◆ **Directions for this task**
Using the records that follow, reproduce exactly the lines starting at the line containing "Output the web" and ending at the line containing "const values = [series1, series2, series3];". Include both end lines and no pictures.

[Plotting code records]
::::::::::
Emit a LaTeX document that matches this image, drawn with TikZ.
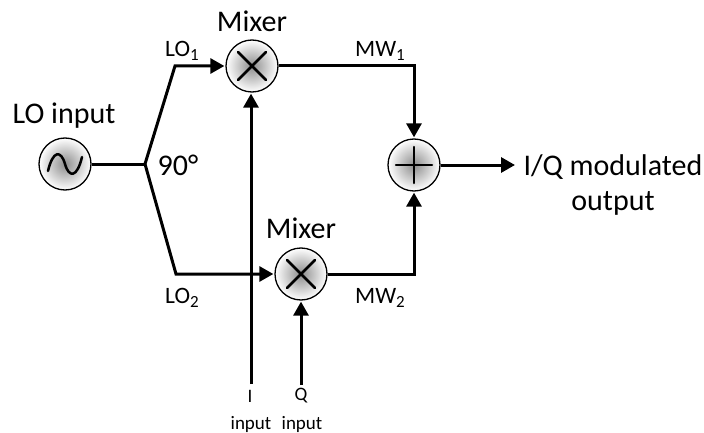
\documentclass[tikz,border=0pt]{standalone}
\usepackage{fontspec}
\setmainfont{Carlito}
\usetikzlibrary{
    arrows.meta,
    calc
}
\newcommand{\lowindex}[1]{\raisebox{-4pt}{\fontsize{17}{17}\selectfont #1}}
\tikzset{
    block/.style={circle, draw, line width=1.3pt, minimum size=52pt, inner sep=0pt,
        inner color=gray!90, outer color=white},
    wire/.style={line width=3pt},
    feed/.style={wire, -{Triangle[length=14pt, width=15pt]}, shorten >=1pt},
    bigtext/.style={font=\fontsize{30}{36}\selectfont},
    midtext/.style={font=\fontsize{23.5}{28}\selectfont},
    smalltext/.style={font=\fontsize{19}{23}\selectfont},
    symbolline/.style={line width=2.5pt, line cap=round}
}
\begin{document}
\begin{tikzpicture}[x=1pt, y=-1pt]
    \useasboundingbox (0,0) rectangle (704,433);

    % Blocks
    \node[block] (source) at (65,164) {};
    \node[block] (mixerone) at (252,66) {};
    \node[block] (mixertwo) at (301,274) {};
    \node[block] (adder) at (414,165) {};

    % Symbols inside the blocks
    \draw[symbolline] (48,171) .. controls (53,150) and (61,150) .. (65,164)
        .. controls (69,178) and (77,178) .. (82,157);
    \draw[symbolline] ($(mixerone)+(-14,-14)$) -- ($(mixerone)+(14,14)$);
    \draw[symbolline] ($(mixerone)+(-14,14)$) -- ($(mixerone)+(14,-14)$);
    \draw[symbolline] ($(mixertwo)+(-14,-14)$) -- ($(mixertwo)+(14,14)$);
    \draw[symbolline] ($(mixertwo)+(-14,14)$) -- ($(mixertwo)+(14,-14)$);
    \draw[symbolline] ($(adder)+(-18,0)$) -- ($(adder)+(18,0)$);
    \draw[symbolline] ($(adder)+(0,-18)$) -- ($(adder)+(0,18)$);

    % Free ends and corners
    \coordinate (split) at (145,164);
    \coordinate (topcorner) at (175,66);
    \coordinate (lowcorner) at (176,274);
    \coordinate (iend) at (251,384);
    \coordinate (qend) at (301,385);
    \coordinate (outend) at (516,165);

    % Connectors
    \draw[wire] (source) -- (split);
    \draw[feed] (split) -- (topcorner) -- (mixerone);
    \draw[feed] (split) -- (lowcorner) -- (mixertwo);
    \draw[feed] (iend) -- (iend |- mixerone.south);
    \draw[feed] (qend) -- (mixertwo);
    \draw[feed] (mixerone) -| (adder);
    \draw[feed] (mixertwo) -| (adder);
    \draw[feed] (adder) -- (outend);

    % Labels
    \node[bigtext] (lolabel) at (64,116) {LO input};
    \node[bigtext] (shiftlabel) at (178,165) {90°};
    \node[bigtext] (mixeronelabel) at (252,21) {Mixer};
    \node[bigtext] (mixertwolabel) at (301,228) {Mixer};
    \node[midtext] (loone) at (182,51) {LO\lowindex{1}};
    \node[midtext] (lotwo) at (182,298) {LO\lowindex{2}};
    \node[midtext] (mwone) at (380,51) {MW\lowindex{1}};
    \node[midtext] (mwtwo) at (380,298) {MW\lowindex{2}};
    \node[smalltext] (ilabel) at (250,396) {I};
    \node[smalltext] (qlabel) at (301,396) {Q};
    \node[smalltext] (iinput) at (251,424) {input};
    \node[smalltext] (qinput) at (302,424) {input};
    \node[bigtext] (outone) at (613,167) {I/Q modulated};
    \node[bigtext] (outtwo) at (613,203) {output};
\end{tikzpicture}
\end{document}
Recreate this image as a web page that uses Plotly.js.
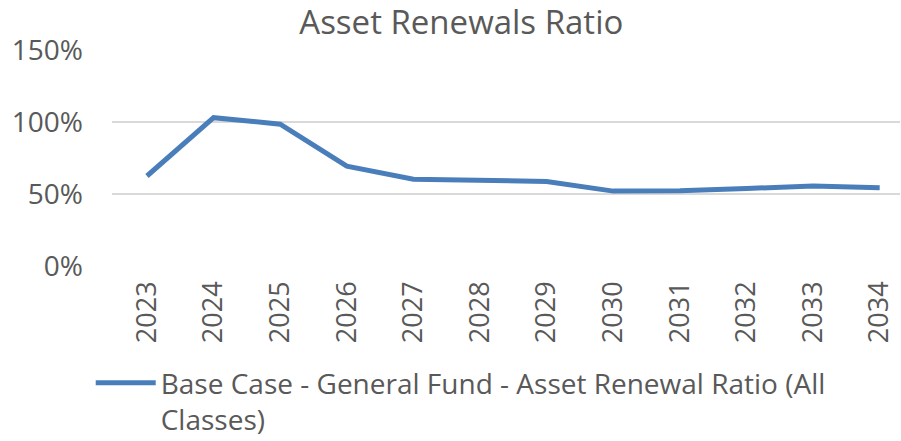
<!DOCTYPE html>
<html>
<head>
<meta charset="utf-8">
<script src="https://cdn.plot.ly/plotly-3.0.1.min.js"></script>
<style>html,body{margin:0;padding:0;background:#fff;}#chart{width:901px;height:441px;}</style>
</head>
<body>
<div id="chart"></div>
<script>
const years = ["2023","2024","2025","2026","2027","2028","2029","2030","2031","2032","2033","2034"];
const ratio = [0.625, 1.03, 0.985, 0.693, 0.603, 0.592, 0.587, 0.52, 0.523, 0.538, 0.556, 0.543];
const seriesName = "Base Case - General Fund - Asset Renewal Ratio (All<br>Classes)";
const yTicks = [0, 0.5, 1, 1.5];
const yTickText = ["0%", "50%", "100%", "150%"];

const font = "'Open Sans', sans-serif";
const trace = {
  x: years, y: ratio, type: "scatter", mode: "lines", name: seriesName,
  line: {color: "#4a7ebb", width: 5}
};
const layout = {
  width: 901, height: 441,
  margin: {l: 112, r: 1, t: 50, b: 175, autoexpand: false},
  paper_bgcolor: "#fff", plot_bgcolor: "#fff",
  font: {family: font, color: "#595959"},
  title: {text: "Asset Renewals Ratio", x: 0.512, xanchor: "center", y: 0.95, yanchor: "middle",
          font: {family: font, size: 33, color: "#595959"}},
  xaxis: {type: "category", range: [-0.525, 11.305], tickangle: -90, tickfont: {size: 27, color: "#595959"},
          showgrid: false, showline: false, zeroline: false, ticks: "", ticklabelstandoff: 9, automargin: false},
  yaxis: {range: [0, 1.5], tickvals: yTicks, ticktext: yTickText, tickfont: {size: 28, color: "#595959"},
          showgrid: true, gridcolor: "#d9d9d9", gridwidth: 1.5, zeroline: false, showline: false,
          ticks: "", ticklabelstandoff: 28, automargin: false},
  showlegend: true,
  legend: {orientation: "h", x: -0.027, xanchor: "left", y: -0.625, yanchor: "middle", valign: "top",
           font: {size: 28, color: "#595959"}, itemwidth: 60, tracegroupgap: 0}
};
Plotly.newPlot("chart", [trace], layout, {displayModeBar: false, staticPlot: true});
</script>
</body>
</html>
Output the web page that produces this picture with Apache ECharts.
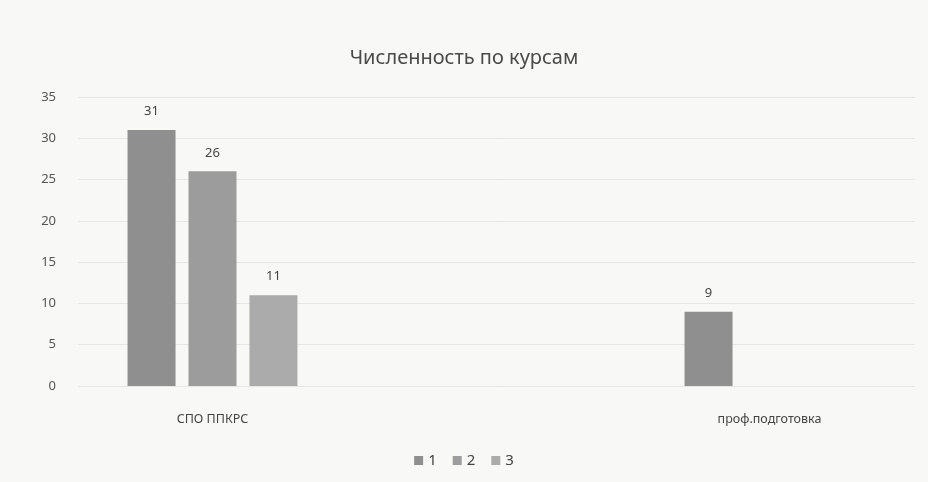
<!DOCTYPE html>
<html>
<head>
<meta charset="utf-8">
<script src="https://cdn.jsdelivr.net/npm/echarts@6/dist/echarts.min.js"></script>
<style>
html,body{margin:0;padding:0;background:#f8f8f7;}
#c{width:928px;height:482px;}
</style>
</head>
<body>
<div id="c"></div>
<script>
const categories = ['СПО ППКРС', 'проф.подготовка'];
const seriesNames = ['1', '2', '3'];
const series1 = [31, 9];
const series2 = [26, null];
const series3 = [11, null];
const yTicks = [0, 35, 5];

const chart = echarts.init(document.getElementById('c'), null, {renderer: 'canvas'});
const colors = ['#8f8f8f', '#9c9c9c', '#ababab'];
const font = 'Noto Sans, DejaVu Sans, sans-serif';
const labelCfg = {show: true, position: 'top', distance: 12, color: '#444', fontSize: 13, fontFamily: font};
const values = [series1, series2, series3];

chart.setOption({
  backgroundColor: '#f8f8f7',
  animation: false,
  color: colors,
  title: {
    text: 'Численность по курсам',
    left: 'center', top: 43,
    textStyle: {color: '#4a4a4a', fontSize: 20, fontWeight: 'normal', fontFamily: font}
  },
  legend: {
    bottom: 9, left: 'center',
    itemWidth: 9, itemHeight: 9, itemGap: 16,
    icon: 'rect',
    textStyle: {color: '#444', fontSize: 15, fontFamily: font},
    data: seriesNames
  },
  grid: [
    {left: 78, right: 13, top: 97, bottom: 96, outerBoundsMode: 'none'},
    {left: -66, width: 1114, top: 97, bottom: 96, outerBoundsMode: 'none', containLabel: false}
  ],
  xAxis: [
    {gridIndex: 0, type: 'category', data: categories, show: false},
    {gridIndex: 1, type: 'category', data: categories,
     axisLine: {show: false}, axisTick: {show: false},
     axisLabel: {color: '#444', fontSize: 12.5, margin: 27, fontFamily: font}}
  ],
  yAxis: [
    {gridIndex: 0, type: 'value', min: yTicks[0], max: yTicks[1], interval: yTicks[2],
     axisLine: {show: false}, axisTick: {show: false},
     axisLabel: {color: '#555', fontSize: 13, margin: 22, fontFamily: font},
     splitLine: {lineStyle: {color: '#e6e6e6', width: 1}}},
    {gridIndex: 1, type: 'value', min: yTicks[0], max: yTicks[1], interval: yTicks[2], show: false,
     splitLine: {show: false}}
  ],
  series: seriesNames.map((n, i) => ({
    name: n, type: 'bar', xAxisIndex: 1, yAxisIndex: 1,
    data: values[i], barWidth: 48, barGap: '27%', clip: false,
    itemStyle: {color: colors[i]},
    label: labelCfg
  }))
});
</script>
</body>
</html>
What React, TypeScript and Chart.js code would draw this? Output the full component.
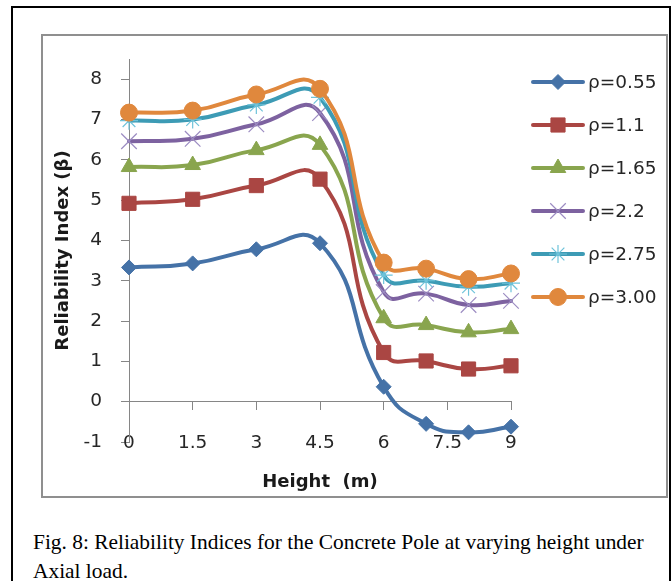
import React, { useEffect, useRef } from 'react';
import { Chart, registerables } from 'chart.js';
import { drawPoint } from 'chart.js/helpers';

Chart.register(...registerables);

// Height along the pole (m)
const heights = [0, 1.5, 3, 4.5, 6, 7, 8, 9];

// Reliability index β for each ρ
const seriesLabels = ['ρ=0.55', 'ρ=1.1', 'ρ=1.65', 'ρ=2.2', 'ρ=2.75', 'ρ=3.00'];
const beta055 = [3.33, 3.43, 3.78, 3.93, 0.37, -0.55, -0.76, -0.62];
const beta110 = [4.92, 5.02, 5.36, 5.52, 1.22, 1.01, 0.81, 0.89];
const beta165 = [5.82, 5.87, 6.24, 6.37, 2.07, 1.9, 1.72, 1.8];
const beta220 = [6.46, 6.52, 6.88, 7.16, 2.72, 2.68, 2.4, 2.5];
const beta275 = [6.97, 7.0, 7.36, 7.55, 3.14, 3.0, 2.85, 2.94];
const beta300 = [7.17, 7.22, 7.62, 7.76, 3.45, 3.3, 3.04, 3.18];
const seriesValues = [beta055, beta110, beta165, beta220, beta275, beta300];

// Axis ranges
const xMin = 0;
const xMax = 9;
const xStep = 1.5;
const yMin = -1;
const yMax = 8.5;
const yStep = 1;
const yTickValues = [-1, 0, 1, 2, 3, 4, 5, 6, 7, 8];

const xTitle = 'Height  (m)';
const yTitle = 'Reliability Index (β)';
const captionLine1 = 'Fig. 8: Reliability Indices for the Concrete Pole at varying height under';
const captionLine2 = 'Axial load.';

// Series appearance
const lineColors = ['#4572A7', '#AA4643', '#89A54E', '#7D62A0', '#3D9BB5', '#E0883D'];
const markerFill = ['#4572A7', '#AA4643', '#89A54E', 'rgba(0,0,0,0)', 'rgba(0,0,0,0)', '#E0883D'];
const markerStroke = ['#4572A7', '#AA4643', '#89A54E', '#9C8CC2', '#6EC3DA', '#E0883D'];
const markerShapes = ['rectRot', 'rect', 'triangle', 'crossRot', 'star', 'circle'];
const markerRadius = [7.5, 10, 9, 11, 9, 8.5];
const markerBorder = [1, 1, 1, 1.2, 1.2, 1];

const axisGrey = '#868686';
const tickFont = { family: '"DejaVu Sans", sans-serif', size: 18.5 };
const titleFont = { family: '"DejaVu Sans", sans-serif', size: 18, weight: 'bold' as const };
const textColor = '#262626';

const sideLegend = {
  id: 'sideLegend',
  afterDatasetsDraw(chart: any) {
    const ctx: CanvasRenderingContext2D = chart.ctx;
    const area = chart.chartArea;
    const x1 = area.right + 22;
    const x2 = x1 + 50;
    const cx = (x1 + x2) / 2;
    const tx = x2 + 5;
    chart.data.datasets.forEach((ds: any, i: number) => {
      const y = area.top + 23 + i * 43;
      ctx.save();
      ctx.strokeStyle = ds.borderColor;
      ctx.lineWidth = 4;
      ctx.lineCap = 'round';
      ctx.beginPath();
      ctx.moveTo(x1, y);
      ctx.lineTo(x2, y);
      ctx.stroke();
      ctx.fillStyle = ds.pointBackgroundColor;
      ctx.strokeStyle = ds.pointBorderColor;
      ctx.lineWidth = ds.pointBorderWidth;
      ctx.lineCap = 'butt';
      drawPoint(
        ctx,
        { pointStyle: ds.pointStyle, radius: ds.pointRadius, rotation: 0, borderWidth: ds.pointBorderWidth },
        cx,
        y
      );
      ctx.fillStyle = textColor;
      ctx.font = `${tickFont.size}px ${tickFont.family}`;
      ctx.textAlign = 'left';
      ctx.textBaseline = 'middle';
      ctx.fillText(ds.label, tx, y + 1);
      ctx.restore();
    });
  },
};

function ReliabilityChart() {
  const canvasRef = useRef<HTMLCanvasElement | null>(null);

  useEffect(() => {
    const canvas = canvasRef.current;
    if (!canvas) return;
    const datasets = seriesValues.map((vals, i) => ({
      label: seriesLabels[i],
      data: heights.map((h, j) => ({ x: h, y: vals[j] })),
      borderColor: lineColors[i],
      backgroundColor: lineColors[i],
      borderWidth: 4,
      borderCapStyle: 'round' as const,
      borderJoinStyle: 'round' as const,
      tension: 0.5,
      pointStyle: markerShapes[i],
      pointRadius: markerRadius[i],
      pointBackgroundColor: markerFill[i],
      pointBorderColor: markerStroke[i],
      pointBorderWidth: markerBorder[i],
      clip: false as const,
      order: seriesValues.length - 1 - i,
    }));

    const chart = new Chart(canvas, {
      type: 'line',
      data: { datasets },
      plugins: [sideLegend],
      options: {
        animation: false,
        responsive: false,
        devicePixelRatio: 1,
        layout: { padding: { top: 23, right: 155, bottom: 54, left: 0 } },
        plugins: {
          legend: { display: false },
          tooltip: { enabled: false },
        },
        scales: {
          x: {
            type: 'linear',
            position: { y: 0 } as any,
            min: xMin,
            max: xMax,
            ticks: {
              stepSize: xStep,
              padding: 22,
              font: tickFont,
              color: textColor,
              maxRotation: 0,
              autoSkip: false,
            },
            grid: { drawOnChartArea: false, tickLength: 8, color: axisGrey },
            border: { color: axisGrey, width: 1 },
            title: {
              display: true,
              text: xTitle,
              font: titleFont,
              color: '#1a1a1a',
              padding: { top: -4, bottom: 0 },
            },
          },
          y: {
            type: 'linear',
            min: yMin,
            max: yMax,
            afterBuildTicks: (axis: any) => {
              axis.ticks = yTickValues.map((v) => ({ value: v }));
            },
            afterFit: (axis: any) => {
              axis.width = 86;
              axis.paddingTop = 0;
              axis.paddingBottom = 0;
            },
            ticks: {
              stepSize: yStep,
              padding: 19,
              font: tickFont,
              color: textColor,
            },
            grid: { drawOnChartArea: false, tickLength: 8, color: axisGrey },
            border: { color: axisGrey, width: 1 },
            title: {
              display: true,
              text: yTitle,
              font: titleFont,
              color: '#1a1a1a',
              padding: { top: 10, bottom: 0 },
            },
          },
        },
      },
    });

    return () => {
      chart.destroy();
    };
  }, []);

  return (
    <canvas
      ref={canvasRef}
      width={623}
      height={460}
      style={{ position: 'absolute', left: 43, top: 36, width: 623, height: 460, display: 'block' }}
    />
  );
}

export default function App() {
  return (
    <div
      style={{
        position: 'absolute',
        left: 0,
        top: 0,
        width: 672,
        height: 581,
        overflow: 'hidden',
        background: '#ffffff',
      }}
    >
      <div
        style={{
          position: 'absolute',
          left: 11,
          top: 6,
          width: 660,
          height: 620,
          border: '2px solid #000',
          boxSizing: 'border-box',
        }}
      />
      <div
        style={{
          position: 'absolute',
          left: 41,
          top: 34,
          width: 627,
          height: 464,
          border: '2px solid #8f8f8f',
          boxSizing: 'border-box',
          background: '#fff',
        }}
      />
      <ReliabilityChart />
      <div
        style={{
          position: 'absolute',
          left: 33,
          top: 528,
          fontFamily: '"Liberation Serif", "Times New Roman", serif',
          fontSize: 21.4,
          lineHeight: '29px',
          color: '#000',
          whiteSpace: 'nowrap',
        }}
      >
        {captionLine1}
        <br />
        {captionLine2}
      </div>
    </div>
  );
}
::::::::::
◆ **Problem solution**
Output the web page that produces this picture with Apache ECharts.
<!DOCTYPE html>
<html>
<head>
<meta charset="utf-8">
<script src="https://cdn.jsdelivr.net/npm/echarts@6/dist/echarts.min.js"></script>
<style>
html,body{margin:0;padding:0;background:#f8f8f7;}
#c{width:928px;height:482px;}
</style>
</head>
<body>
<div id="c"></div>
<script>
const categories = ['СПО ППКРС', 'проф.подготовка'];
const seriesNames = ['1', '2', '3'];
const series1 = [31, 9];
const series2 = [26, null];
const series3 = [11, null];
const yTicks = [0, 35, 5];

const chart = echarts.init(document.getElementById('c'), null, {renderer: 'canvas'});
const colors = ['#8f8f8f', '#9c9c9c', '#ababab'];
const font = 'Noto Sans, DejaVu Sans, sans-serif';
const labelCfg = {show: true, position: 'top', distance: 12, color: '#444', fontSize: 13, fontFamily: font};
const values = [series1, series2, series3];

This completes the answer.